The Market Square with the Mission Bell was erected in 1815 in front of the Van Der Kemps Memorial Church which was first built in 1803.

Wednesday, September 2, 2009

Van der Kemps Kloof

Van Der Kemp's Kloof is situated at Bethelsdorp on the northern side of Port Elizabeth. The Kloof is one of six deep, steep-sided valleys cutting into the escarpment in this area. The Van Der Kemp's Kloof Trail is a circular trail and starts at the historic Bethelsdorp Village. The trail is 8km long (three hours) but can be shortened to 4 km. It follows the little Swartkops River into the secluded and scenic Van Der Kemp's Kloof, returning through the grassy fynbos of the Bethelsdorp Commage plateau. From the plateau there are views across to the western suburbs while on the return route there are periodic views of the kloof, and there is an excellent panorama of the Swartkops valley and Algoa Bay prior to the last steep decent into the kloof.
The route is marked with red arrows and is suitable for reasonably fit persons. It is advisable to walk in a group, wear stout shoes and take a sunhat and drinking water.

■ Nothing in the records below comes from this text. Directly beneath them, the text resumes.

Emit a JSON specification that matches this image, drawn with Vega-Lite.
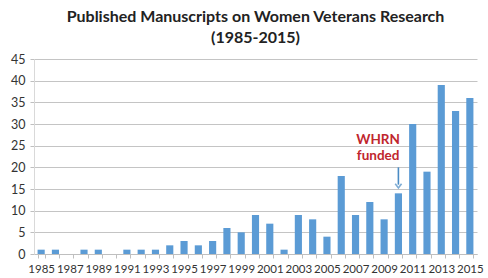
{
  "$schema": "https://vega.github.io/schema/vega-lite/v6.json",
  "width": 488,
  "height": 278,
  "autosize": {"type": "fit", "contains": "padding"},
  "padding": {"left": 10, "right": 5, "top": 9, "bottom": 3},
  "background": "white",
  "title": {
    "text": ["Published Manuscripts on Women Veterans Research", "(1985-2015)"],
    "font": "Lato",
    "fontSize": 16,
    "fontWeight": "bold",
    "color": "#222222",
    "lineHeight": 21,
    "offset": 7
  },
  "config": {
    "view": {"stroke": null},
    "axis": {"labelFont": "Lato", "labelColor": "#333333"}
  },
  "datasets": {
    "pubs": [
      {"year": "1985", "count": 1}, {"year": "1986", "count": 1}, {"year": "1987", "count": 0},
      {"year": "1988", "count": 1}, {"year": "1989", "count": 1}, {"year": "1990", "count": 0},
      {"year": "1991", "count": 1}, {"year": "1992", "count": 1}, {"year": "1993", "count": 1},
      {"year": "1994", "count": 2}, {"year": "1995", "count": 3}, {"year": "1996", "count": 2},
      {"year": "1997", "count": 3}, {"year": "1998", "count": 6}, {"year": "1999", "count": 5},
      {"year": "2000", "count": 9}, {"year": "2001", "count": 7}, {"year": "2002", "count": 1},
      {"year": "2003", "count": 9}, {"year": "2004", "count": 8}, {"year": "2005", "count": 4},
      {"year": "2006", "count": 18}, {"year": "2007", "count": 9}, {"year": "2008", "count": 12},
      {"year": "2009", "count": 8}, {"year": "2010", "count": 14}, {"year": "2011", "count": 30},
      {"year": "2012", "count": 19}, {"year": "2013", "count": 39}, {"year": "2014", "count": 33},
      {"year": "2015", "count": 36}
    ],
    "labels": [
      {"year": "2009", "count": 26.3, "text": "WHRN"},
      {"year": "2009", "count": 22.6, "text": "funded"}
    ],
    "arrow": [
      {"year": "2010", "count": 20.0, "count2": 16.0, "tip": 15.7}
    ]
  },
  "encoding": {
    "x": {
      "field": "year", "type": "ordinal", "title": null,
      "scale": {"paddingInner": 0.5, "paddingOuter": 0.25},
      "axis": {
        "labelAngle": 0,
        "labelFontSize": 11.5,
        "labelOverlap": false,
        "labelExpr": "parseInt(datum.value) % 2 == 1 ? datum.label : ''",
        "tickBand": "extent",
        "domainColor": "#bfbfbf",
        "tickColor": "#bfbfbf",
        "tickSize": 4,
        "labelPadding": 5,
        "grid": false
      }
    },
    "y": {
      "field": "count", "type": "quantitative", "title": null,
      "scale": {"domain": [0, 45], "nice": false, "zero": true},
      "axis": {
        "values": [0, 5, 10, 15, 20, 25, 30, 35, 40, 45],
        "labelOverlap": false,
        "labelFontSize": 12.5,
        "domain": true,
        "domainColor": "#d9d9d9",
        "ticks": true,
        "tickSize": 4,
        "tickColor": "#bfbfbf",
        "labelPadding": 5,
        "gridColor": "#c4c4c4"
      }
    }
  },
  "layer": [
    {
      "data": {"name": "pubs"},
      "mark": {"type": "bar", "color": "#5b9bd5"}
    },
    {
      "data": {"name": "labels"},
      "mark": {"type": "text", "font": "Lato", "fontSize": 13.5, "fontWeight": "bold", "color": "#c0262d", "dx": -6},
      "encoding": {
        "text": {"field": "text"}
      }
    },
    {
      "data": {"name": "arrow"},
      "mark": {"type": "rule", "color": "#4a8bc4", "strokeWidth": 1.6},
      "encoding": {
        "y2": {"field": "count2"}
      }
    },
    {
      "data": {"name": "arrow"},
      "mark": {"type": "point", "shape": "M-1,-0.7L0,0.6L1,-0.7", "filled": false, "color": "#4a8bc4", "strokeWidth": 1.6, "size": 40},
      "encoding": {
        "y": {"field": "tip", "type": "quantitative"}
      }
    }
  ]
}
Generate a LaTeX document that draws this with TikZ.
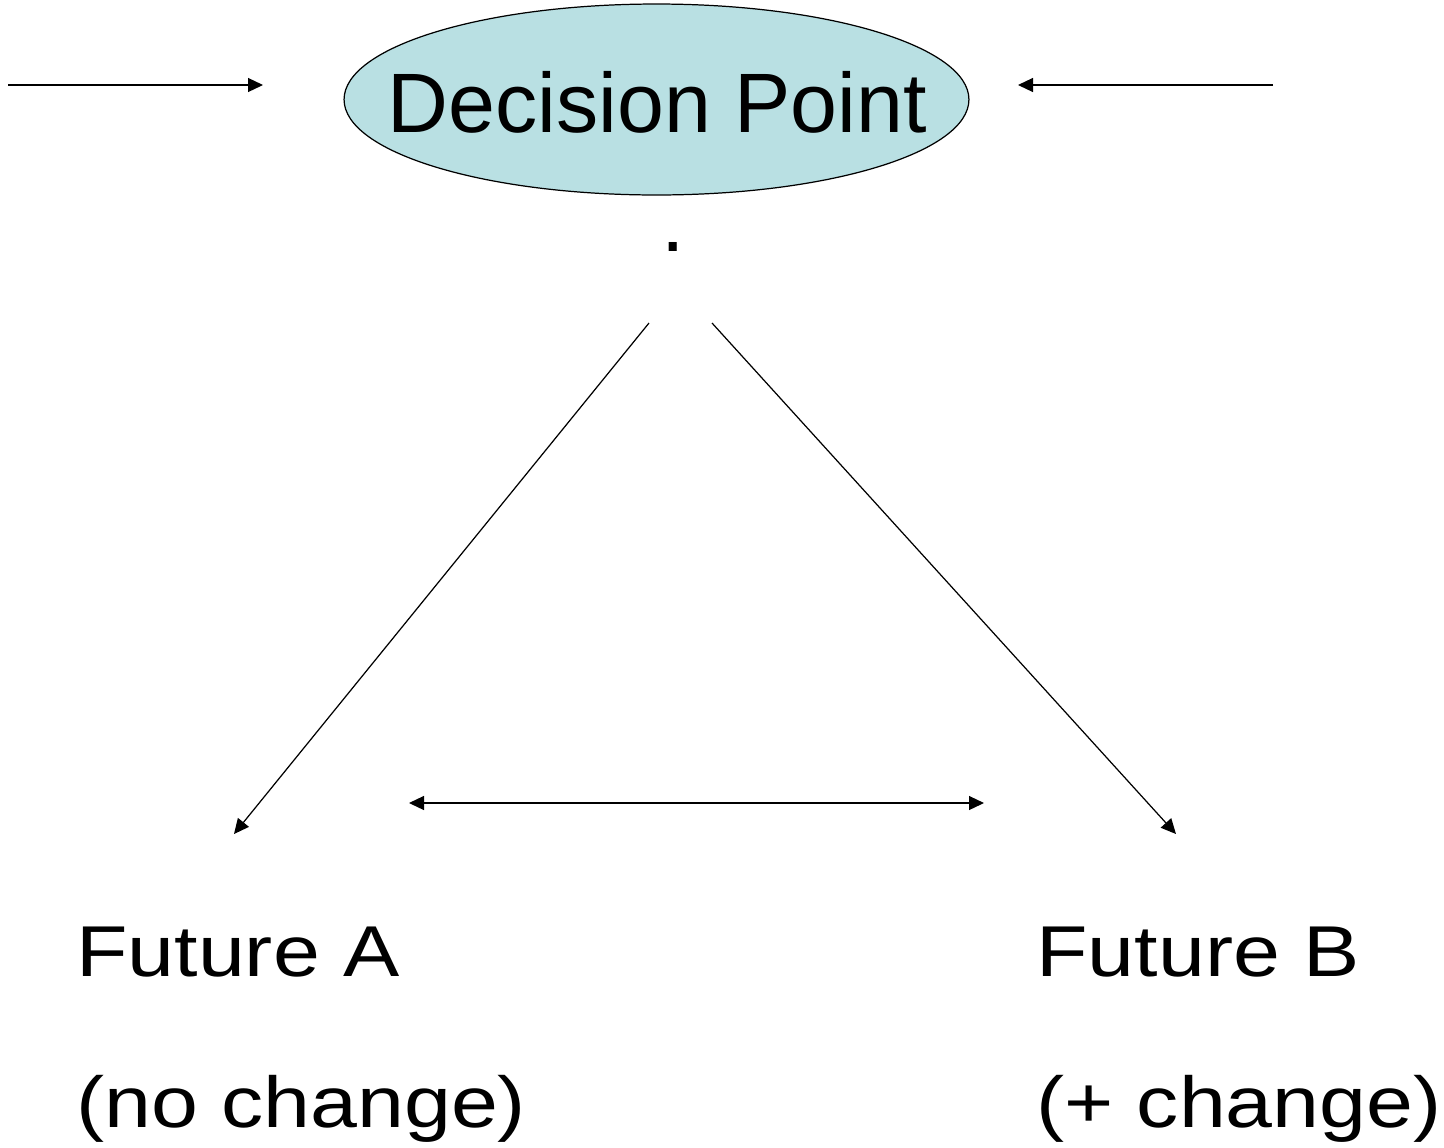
\documentclass[tikz,border=0pt]{standalone}
\usepackage{fontspec}
\setmainfont{Liberation Sans}
\usepackage{tikz}
\usetikzlibrary{arrows.meta,shapes,positioning}
\definecolor{dplightblue}{RGB}{185,224,227}
\tikzstyle{arrow} = [line width=0.7pt,-{Triangle[length=0.3cm,width=0.28cm]}]
\tikzstyle{twoway} = [line width=0.7pt,{Triangle[length=0.3cm,width=0.28cm]}-{Triangle[length=0.3cm,width=0.28cm]}]
\tikzstyle{future} = [inner sep=0pt, anchor=base west, font=\fontsize{41}{49}\selectfont]

\begin{document}
\begin{tikzpicture}[x=0.02cm, y=-0.02cm]
\useasboundingbox (0,0) rectangle (1444,1147);
% Decision ellipse
\node[ellipse, draw, line width=0.7pt, fill=dplightblue, minimum width=12.5cm, minimum height=3.82cm,
  inner sep=0pt] (dp) at (656.5,99.5) {};
\node[inner sep=0pt, anchor=base, font=\fontsize{48}{58}\selectfont] (dptext) at (657.5,132) {Decision Point};
\node[inner sep=0pt, anchor=base, font=\fontsize{48}{58}\selectfont] (dot) at (673.5,251) {.};

% Incoming arrows
\coordinate (lin) at (8,85);
\coordinate (lend) at (263,85);
\coordinate (rin) at (1273,85);
\coordinate (rend) at (1018,85);
\draw[arrow] (lin) -- (lend);
\draw[arrow] (rin) -- (rend);

% The two futures
\node[future] (fa) at (76,976) {\scalebox{1.17}[1]{Future A}};
\node[future] (fanote) at (76,1127) {\scalebox{1.17}[1]{(no change)}};
\node[future] (fb) at (1036,976) {\scalebox{1.17}[1]{Future B}};
\node[future] (fbnote) at (1036,1127) {\scalebox{1.17}[1]{(+ change)}};

% Branches
\coordinate (ltop) at (649,323);
\coordinate (lbot) at (234,834);
\coordinate (rtop) at (712,323);
\coordinate (rbot) at (1176,834);
\coordinate (mleft) at (409,803);
\coordinate (mright) at (984,803);
\draw[arrow] (ltop) -- (lbot);
\draw[arrow] (rtop) -- (rbot);
\draw[twoway] (mleft) -- (mright);
\end{tikzpicture}
\end{document}
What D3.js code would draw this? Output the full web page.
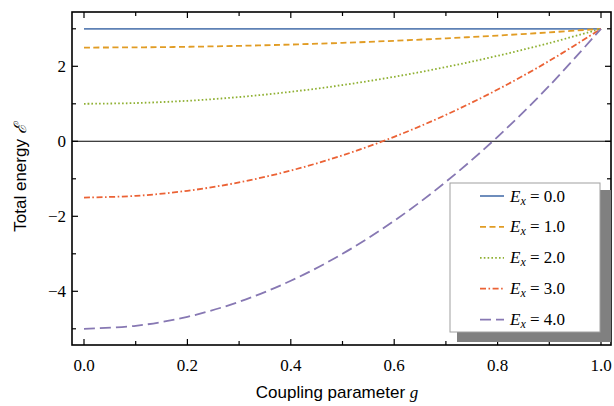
<!DOCTYPE html>
<html lang="en">
  <head>
    <meta charset="utf-8">
    <title>energy</title>
    <style>
      body { margin: 0; background: #fff; }
      text { fill: #000; }
    </style>
  </head>
  <body>

<script src="https://d3js.org/d3.v7.min.js"></script>

<script>

// data
var g = [0, 0.1, 0.2, 0.3, 0.4, 0.5, 0.6, 0.7, 0.8, 0.9, 1.0];
var energy0 = [3, 3, 3, 3, 3, 3, 3, 3, 3, 3, 3];
var energy1 = [2.5, 2.505, 2.52, 2.545, 2.58, 2.625, 2.68, 2.745, 2.82, 2.905, 3];
var energy2 = [1, 1.02, 1.08, 1.18, 1.32, 1.5, 1.72, 1.98, 2.28, 2.62, 3];
var energy3 = [-1.5, -1.455, -1.32, -1.095, -0.78, -0.375, 0.12, 0.705, 1.38, 2.145, 3];
var energy4 = [-5, -4.92, -4.68, -4.28, -3.72, -3, -2.12, -1.08, 0.12, 1.48, 3];
var labels = ["0.0", "1.0", "2.0", "3.0", "4.0"];
var xTicks = [0, 0.2, 0.4, 0.6, 0.8, 1.0];
var yTicks = [-4, -2, 0, 2];

var colors = ["#5e81b5", "#e19c24", "#8fb032", "#eb6235", "#8778b3"];
var dashes = [null, "6,3.5", "1.6,2.2", "6,2.5,1.6,2.5", "11,5"];
var allSeries = [energy0, energy1, energy2, energy3, energy4];

var W = 614, H = 406;
var pL = 72, pR = 611, pT = 12, pB = 345;

var svg = d3.select("body").append("svg")
            .attr("width", W)
            .attr("height", H);

var x = d3.scaleLinear().domain([0, 1]).range([84, 601]);
var y = d3.scaleLinear().domain([0, 2]).range([141.3, 66.3]);

svg.append("clipPath").attr("id", "plotclip")
   .append("rect")
   .attr("x", pL).attr("y", pT)
   .attr("width", pR - pL).attr("height", pB - pT);

// zero line
svg.append("line")
   .attr("x1", pL).attr("x2", pR)
   .attr("y1", y(0)).attr("y2", y(0))
   .attr("stroke", "#000")
   .attr("stroke-width", 1.1);

// curves
var line = d3.line()
             .x(function(d, i) { return x(g[i]); })
             .y(function(d) { return y(d); })
             .curve(d3.curveCatmullRom);

var plot = svg.append("g").attr("clip-path", "url(#plotclip)");
allSeries.forEach(function(s, k) {
  plot.append("path")
      .attr("d", line(s))
      .attr("fill", "none")
      .attr("stroke", colors[k])
      .attr("stroke-width", 1.8)
      .attr("stroke-dasharray", dashes[k]);
});

// ticks on all four sides, pointing inward
var minorX = d3.range(0, 1.001, 0.1);
var minorY = d3.range(-5, 3.5, 1);

function tickLen(isMajor) { return isMajor ? 6 : 4; }

minorX.forEach(function(v) {
  var major = Math.abs(v * 5 - Math.round(v * 5)) < 1e-6;
  svg.append("line")
     .attr("x1", x(v)).attr("x2", x(v))
     .attr("y1", pB).attr("y2", pB - tickLen(major))
     .attr("stroke", "#000").attr("stroke-width", 1.2);
  svg.append("line")
     .attr("x1", x(v)).attr("x2", x(v))
     .attr("y1", pT).attr("y2", pT + tickLen(major))
     .attr("stroke", "#000").attr("stroke-width", 1.2);
});

minorY.forEach(function(v) {
  var major = v % 2 === 0;
  svg.append("line")
     .attr("x1", pL).attr("x2", pL + tickLen(major))
     .attr("y1", y(v)).attr("y2", y(v))
     .attr("stroke", "#000").attr("stroke-width", 1.2);
  svg.append("line")
     .attr("x1", pR).attr("x2", pR - tickLen(major))
     .attr("y1", y(v)).attr("y2", y(v))
     .attr("stroke", "#000").attr("stroke-width", 1.2);
});

// frame
svg.append("rect")
   .attr("x", pL).attr("y", pT)
   .attr("width", pR - pL).attr("height", pB - pT)
   .attr("fill", "none")
   .attr("stroke", "#000")
   .attr("stroke-width", 1.6);

// tick labels
svg.selectAll(".xlab").data(xTicks).enter().append("text")
   .attr("x", function(d) { return x(d); })
   .attr("y", 371)
   .attr("text-anchor", "middle")
   .style("font-family", "'Liberation Serif', 'DejaVu Serif', serif")
   .style("font-size", "17px")
   .text(function(d) { return d3.format(".1f")(d); });

svg.selectAll(".ylab").data(yTicks).enter().append("text")
   .attr("x", 66)
   .attr("y", function(d) { return y(d) + 6; })
   .attr("text-anchor", "end")
   .style("font-family", "'Liberation Serif', 'DejaVu Serif', serif")
   .style("font-size", "17px")
   .text(function(d) { return d < 0 ? "\u2212" + Math.abs(d) : d; });

// axis titles
svg.append("text")
   .attr("x", 337).attr("y", 398)
   .attr("text-anchor", "middle")
   .style("font-family", "'Liberation Sans', Arial, sans-serif")
   .style("font-size", "17px")
   .text("Coupling parameter ")
   .append("tspan")
   .style("font-family", "'Liberation Serif', serif")
   .style("font-style", "italic")
   .text("g");

var ytitle = svg.append("text")
   .attr("transform", "translate(26,178) rotate(-90)")
   .attr("text-anchor", "middle")
   .style("font-family", "'Liberation Sans', Arial, sans-serif")
   .style("font-size", "17px")
   .text("Total energy ");
ytitle.append("tspan")
   .style("font-family", "'DejaVu Serif', serif")
   .style("font-style", "italic")
   .text("\u2130");

// legend
var lg = svg.append("g");
lg.append("rect")
  .attr("x", 457).attr("y", 190)
  .attr("width", 154).attr("height", 152)
  .attr("fill", "#808080");
lg.append("rect")
  .attr("x", 450).attr("y", 183)
  .attr("width", 150).attr("height", 149)
  .attr("fill", "#fff")
  .attr("stroke", "#a0a0a0")
  .attr("stroke-width", 1);

labels.forEach(function(lab, k) {
  var yy = 196 + k * 30.9;
  lg.append("line")
    .attr("x1", 480).attr("x2", 504)
    .attr("y1", yy).attr("y2", yy)
    .attr("stroke", colors[k])
    .attr("stroke-width", 1.8)
    .attr("stroke-dasharray", dashes[k]);
  var t = lg.append("text")
    .attr("x", 510).attr("y", yy + 5.5)
    .style("font-family", "'Liberation Serif', 'DejaVu Serif', serif")
    .style("font-size", "17px");
  t.append("tspan").style("font-style", "italic").text("E");
  t.append("tspan").style("font-style", "italic").style("font-size", "12px")
   .attr("dy", 3).text("x");
  t.append("tspan").attr("dy", -3).text(" = " + lab);
});

</script>

  </body>
</html>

Tuesday, September 1, 2009

King Protea

Today is the 1st of September which means it SPRING DAY. YAY! Winter is over (even if its only on paper) and everybody is looking forward to summer. To celebrate the coming of spring I am posting a pic of the King Protea which is South Africa's national flower. And to make it relevant to Port Elizabeth, the picture was taken in the Van Staadens Wildflower Reserve. The reserve is about 25 minutes from town and a excellent spot to go and see proteas as well as other Fynbos species as well as a wide variety of birds associated with that type of vegetation.